Nous composons avec les résultats de vos votes
Voyez-vous, nous, les Welsches, devons souvent composer avec des résultats de votations qui ne sont pas ceux que nous aurions souhaités. Mais parce que c'est la démocratie, parce que nous savons que nous sommes une «Willensnation» (et donc «qu'on l'a bien voulu»), nous acceptons vos votes avec sérénité. Or c'est justement la démocratie, encore elle, qui s'est exprimée par la voix des parlementaires derrière EBS. Vous verrez, vous ressortirez de cette période plus philosophes.

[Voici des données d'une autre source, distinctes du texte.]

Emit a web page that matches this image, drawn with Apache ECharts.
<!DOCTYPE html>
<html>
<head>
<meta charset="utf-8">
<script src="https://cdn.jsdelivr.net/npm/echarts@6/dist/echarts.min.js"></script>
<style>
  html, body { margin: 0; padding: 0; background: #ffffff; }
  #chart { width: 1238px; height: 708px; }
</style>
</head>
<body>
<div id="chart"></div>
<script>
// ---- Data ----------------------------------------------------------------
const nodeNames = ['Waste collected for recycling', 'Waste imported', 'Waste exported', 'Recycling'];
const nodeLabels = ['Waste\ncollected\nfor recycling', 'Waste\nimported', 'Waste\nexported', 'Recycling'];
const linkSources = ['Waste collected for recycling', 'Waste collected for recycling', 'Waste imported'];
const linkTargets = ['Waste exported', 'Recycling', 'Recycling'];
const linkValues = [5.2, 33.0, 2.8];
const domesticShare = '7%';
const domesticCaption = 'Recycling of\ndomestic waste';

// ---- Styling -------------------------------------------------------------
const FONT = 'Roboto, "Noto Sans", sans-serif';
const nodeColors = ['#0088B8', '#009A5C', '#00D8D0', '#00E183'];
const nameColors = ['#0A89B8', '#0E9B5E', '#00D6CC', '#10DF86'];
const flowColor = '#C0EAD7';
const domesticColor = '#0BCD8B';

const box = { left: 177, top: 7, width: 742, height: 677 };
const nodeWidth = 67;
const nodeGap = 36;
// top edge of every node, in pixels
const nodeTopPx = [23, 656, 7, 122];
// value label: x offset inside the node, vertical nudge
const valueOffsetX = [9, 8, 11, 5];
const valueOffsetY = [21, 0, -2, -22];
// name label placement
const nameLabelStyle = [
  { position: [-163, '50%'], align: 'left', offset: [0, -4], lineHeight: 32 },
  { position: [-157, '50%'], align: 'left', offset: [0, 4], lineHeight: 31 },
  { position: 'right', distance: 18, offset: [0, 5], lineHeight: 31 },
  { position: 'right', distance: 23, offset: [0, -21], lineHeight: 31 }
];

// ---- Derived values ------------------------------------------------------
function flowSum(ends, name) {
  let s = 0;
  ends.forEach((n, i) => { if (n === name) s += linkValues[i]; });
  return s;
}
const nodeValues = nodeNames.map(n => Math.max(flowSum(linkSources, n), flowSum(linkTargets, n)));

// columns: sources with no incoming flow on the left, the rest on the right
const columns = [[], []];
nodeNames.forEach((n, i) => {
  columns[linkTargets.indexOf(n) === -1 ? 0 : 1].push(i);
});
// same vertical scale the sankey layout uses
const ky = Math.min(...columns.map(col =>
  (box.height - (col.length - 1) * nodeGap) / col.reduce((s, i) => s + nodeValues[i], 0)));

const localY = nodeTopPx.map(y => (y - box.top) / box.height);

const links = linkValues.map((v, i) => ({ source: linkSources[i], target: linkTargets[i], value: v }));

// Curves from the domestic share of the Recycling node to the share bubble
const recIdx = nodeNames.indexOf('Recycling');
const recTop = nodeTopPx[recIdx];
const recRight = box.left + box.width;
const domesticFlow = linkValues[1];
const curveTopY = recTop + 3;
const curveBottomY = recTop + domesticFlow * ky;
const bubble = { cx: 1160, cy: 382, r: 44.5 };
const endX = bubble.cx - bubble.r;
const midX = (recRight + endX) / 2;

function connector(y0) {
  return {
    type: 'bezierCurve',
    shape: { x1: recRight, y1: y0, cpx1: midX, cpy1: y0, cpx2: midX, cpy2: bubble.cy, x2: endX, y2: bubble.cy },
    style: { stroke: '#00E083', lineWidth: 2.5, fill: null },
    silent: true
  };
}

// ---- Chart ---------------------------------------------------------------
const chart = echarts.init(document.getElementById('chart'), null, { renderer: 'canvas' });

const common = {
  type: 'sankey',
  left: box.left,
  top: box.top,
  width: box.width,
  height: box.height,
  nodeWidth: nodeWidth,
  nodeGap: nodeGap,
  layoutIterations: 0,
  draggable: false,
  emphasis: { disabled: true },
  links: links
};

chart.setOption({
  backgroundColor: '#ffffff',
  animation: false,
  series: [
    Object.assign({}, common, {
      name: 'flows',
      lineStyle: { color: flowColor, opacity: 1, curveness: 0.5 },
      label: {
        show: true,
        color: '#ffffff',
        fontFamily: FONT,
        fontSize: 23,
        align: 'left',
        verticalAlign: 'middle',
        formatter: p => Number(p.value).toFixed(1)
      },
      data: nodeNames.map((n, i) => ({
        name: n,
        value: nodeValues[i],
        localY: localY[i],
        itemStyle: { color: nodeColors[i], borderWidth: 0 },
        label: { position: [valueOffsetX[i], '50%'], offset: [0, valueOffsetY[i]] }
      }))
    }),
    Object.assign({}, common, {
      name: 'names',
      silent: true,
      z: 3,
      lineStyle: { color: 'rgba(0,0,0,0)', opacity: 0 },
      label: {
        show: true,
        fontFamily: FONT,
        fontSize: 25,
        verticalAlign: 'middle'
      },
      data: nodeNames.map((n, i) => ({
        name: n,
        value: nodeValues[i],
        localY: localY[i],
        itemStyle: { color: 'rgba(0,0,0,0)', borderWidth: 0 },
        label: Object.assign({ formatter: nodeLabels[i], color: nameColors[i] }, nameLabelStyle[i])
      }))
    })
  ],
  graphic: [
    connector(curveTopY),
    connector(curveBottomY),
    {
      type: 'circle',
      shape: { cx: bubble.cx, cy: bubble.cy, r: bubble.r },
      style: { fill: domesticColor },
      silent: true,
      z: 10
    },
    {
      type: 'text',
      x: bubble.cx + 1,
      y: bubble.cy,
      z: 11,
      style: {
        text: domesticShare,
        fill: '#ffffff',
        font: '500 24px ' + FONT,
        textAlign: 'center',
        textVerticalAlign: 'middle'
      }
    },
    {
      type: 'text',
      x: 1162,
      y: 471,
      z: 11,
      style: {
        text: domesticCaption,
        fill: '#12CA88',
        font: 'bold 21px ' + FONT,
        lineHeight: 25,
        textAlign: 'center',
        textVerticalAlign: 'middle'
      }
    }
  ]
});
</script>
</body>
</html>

Voyez-vous, nous, les Welsches, sommes un peu invisibles à vos yeux. Tous les journalistes alémaniques qui faisaient le pied de grue à Bâle pour accueillir Eva Herzog et qui ont dû se radiner ventre à terre à Delémont et aux Breuleux ont découvert une réalité sociale et économique qui leur était totalement étrangère. Bien différente des campagnes alémaniques cossues. Ceux qui râlent à l'idée d'avoir choisi la représentante d'un canton bénéficiaire de la péréquation financière verront enfin ce pour quoi ils paient.
Notre statut majoritaire nous permettra de mieux nous faire connaître. Vos représentantes et représentants au Conseil fédéral, qui doivent s'engager pour toute la Suisse, prendront des décisions plus éclairées. Vous verrez, vous ressortirez de cette période plus proches de nous.
Et vous découvrirez, peut-être, que nous ne sommes finalement pas si foutraques. Pas si légers. Pas si pignoufs. À commencer par la femme qui vient de faire entrer Les Breuleux au Conseil fédéral.